- [Given problem]: Count every line that holds the string "page", and report the number alone.

== Extracted entries

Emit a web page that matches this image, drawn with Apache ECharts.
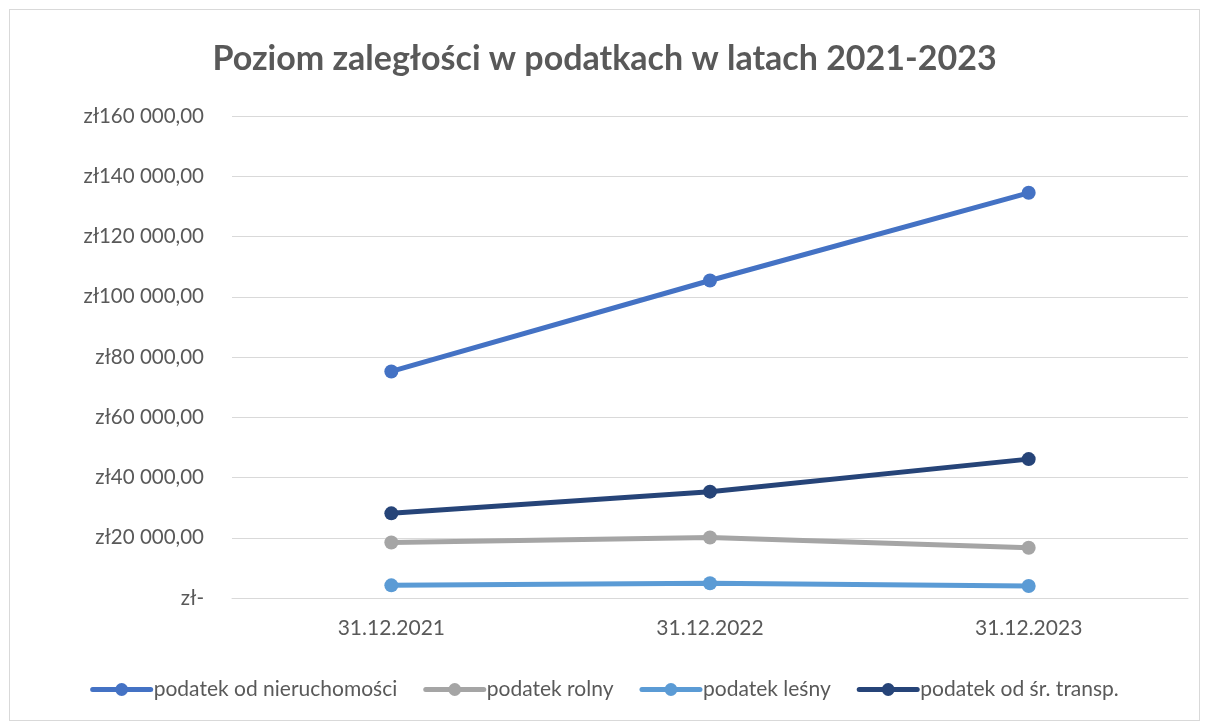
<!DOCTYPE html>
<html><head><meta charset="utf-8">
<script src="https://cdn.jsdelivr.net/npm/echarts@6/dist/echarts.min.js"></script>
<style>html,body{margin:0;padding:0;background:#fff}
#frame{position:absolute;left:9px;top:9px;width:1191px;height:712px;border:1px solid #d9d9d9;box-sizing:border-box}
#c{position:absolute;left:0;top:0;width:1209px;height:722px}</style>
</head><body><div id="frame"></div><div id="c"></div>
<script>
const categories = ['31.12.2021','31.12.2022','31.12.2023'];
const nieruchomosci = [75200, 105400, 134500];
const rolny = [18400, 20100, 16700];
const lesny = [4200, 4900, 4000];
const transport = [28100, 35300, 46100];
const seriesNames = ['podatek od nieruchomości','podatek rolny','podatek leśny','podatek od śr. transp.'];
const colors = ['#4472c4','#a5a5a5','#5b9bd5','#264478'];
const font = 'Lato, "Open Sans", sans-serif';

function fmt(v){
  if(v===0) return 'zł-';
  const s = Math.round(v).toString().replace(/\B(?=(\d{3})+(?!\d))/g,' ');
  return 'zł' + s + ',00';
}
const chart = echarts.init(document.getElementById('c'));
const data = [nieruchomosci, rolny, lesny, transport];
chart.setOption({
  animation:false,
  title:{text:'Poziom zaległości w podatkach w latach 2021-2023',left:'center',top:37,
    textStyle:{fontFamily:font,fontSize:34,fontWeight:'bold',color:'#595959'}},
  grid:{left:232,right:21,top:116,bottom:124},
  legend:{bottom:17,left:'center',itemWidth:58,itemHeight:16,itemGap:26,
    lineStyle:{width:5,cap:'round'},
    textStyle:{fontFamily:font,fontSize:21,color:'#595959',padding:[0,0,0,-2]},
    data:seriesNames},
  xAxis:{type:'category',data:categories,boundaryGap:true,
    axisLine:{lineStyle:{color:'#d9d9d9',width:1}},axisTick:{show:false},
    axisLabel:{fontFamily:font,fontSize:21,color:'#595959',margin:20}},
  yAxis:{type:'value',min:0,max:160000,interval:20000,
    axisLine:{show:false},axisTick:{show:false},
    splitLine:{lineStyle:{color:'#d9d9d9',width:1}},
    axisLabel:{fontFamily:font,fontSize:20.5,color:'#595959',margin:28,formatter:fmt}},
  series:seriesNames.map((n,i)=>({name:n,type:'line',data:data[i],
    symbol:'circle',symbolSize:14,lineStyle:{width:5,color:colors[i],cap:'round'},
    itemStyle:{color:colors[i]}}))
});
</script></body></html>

====
== Extracted entries

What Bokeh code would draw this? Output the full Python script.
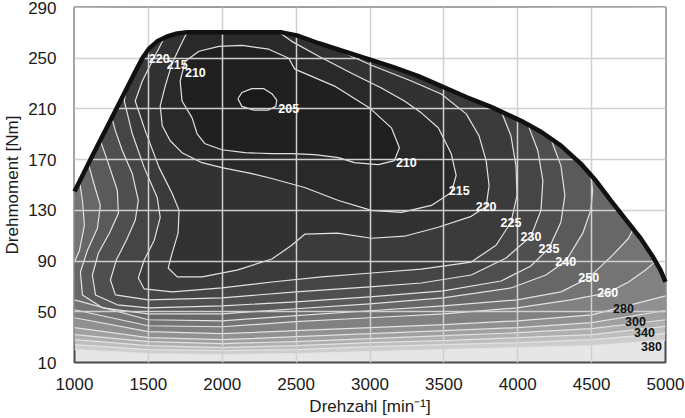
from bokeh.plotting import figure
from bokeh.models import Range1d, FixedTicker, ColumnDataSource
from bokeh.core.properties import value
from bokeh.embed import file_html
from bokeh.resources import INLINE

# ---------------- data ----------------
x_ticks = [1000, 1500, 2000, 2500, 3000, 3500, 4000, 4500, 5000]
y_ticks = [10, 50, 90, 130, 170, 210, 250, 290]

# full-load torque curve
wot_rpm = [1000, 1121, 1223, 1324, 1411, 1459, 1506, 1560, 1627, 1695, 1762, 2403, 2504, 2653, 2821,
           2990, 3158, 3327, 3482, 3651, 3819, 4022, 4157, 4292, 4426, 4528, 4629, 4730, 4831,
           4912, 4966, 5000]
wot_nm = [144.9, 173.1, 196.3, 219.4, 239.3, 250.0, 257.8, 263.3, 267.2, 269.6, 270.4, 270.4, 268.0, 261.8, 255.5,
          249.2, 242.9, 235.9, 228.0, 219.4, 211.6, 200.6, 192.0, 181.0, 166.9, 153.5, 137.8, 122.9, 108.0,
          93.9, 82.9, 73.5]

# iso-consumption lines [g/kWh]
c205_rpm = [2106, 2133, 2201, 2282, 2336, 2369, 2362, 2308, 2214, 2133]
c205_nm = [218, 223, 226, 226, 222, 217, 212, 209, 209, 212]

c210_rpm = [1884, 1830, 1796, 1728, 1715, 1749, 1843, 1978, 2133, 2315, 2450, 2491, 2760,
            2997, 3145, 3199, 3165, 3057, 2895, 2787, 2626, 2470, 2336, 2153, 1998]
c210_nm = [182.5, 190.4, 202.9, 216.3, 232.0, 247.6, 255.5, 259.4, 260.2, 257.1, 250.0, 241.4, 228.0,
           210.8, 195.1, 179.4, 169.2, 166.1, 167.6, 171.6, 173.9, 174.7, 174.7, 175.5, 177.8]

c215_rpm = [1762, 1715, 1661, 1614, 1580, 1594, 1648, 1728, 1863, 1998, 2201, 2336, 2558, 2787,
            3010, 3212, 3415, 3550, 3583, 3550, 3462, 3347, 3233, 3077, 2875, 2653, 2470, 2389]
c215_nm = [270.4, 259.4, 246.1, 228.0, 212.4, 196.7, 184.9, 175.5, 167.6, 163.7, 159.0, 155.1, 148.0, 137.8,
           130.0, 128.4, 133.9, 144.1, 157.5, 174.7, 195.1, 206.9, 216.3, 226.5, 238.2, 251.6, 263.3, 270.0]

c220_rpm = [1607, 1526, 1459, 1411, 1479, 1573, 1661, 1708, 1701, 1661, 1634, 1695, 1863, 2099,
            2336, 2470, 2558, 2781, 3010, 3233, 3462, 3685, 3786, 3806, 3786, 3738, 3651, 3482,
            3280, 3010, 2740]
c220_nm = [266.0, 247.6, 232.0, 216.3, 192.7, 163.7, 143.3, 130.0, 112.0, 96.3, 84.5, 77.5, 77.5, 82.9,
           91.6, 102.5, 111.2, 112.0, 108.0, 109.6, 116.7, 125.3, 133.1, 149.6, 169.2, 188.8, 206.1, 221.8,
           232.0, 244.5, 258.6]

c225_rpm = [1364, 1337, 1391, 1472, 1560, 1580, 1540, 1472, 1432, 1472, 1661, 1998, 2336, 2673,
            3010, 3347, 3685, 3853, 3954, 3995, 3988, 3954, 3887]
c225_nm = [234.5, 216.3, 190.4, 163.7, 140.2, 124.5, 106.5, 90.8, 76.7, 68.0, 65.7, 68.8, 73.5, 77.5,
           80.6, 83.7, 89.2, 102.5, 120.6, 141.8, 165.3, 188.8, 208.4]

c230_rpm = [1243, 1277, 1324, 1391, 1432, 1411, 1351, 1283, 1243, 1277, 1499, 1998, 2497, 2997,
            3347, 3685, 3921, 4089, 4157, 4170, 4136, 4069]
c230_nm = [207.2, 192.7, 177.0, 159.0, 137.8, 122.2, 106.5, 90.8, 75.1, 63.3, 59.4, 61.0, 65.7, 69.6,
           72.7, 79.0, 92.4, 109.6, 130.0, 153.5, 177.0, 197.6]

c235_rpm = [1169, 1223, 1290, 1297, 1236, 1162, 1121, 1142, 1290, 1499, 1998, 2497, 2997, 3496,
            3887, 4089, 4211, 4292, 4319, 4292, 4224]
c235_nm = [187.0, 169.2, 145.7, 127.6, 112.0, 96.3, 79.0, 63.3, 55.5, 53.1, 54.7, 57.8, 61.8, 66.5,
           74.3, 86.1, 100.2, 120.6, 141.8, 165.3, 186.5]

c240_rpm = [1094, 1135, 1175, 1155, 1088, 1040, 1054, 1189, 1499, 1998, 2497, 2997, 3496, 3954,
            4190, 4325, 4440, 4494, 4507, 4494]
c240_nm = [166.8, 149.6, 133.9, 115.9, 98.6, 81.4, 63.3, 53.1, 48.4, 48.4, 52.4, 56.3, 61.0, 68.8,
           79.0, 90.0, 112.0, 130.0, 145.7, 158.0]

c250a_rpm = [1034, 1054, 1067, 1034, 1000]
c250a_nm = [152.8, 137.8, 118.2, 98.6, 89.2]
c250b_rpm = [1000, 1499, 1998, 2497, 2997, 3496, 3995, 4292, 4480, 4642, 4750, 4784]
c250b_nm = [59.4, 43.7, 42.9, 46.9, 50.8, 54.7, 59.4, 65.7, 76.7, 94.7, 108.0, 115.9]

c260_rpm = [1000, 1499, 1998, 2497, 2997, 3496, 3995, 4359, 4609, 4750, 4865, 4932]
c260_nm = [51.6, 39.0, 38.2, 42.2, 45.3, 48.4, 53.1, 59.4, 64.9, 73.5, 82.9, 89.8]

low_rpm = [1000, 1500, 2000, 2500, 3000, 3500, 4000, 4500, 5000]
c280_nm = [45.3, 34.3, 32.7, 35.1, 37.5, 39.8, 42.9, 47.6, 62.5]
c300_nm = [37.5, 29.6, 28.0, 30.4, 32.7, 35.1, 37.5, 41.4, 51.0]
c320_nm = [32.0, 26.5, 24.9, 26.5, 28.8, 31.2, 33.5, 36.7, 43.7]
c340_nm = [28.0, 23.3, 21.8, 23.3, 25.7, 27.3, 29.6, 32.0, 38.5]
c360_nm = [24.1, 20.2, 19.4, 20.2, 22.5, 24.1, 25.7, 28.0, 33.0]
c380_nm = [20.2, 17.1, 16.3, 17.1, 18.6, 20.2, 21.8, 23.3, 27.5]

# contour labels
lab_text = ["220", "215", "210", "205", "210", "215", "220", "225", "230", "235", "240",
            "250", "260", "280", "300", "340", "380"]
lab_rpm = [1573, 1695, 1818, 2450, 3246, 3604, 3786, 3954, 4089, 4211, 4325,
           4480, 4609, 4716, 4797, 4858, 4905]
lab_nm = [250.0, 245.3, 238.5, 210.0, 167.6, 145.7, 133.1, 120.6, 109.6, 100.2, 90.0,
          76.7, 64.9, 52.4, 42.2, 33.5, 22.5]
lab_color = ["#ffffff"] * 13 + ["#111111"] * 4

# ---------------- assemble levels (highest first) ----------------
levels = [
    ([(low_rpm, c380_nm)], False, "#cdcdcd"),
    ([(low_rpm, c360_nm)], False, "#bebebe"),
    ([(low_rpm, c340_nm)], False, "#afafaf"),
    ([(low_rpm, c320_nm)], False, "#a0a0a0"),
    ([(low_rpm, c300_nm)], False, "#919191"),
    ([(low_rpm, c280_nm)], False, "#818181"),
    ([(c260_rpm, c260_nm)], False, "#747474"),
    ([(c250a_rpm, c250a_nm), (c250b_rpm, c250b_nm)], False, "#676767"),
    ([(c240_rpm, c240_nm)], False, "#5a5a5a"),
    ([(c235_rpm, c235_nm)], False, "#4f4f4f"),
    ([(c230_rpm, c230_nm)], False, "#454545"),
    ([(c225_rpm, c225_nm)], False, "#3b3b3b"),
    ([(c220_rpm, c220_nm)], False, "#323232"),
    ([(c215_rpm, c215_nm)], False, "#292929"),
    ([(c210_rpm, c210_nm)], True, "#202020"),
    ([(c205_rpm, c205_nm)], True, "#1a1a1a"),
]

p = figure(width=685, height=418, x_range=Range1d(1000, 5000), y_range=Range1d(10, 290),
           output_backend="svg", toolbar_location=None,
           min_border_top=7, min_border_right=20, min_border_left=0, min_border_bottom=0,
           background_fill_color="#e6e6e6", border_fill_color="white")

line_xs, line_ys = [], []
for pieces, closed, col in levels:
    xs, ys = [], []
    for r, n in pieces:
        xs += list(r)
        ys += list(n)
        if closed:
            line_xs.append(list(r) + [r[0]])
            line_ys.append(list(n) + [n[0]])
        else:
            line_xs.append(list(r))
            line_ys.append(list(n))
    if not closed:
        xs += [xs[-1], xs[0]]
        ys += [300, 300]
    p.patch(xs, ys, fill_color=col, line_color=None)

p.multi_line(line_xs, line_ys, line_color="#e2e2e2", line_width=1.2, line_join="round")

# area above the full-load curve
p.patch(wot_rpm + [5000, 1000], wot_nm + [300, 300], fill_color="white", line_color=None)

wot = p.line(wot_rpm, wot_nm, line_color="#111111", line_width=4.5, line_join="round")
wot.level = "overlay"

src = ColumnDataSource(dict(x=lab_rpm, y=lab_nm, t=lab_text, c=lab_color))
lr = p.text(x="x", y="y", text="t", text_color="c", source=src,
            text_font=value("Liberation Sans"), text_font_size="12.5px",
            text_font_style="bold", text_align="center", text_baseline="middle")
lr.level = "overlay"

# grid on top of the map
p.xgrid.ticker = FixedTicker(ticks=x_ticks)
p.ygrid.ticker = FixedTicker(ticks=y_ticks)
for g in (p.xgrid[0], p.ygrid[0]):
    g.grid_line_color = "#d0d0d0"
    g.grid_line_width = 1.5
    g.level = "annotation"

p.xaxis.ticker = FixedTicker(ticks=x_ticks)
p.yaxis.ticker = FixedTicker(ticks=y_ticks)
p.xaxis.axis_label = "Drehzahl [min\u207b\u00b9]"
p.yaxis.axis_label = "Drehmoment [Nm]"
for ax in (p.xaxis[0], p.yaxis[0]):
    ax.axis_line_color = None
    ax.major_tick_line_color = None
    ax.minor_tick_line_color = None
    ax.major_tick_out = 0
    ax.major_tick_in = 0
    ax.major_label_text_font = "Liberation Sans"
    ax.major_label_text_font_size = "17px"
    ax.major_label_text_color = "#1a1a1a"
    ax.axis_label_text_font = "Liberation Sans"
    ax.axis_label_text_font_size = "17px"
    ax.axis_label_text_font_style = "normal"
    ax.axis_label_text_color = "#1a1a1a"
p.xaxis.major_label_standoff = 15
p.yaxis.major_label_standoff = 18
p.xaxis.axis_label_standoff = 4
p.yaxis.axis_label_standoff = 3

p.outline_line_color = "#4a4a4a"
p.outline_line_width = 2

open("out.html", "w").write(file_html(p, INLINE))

====
== Extracted entries

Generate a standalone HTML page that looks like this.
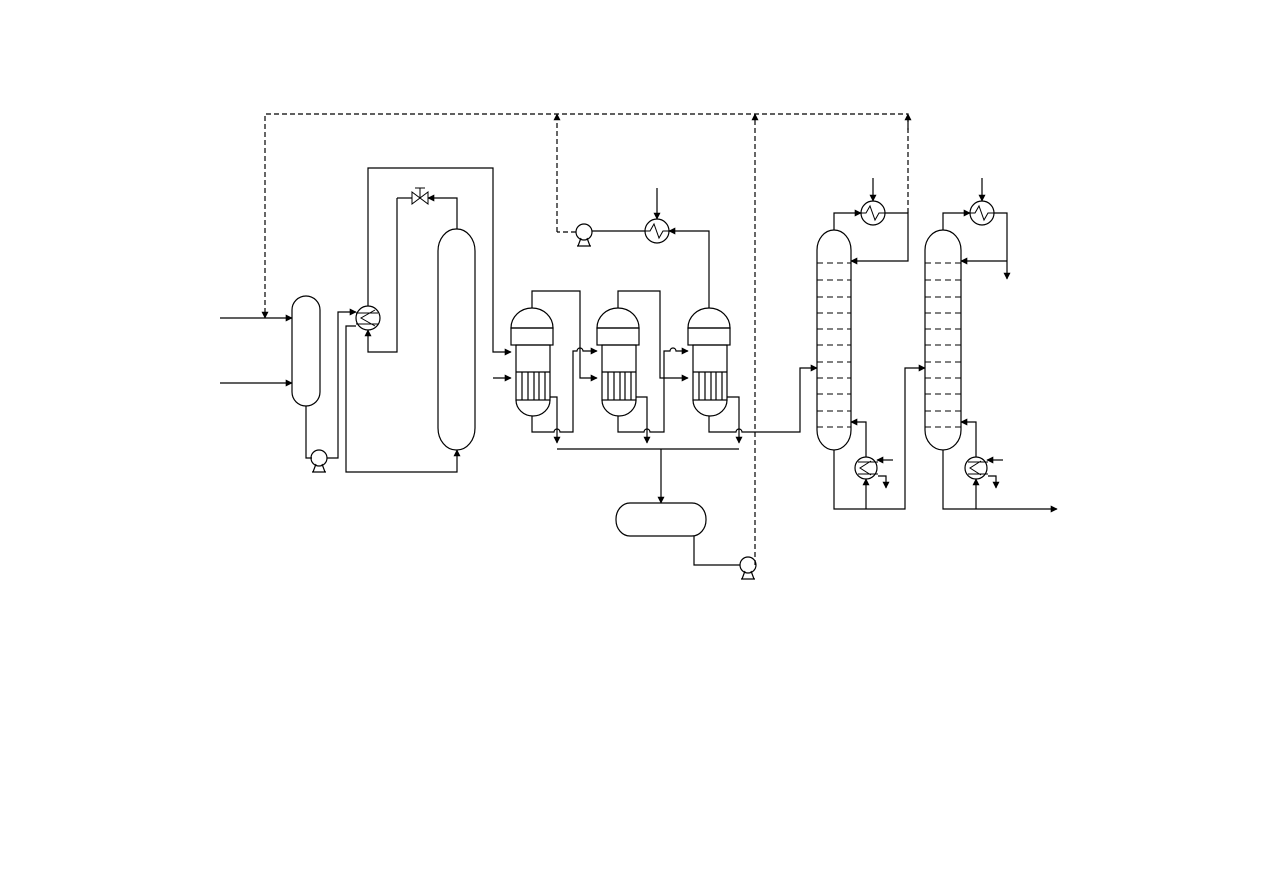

====

- [Reply to the exercise]: 2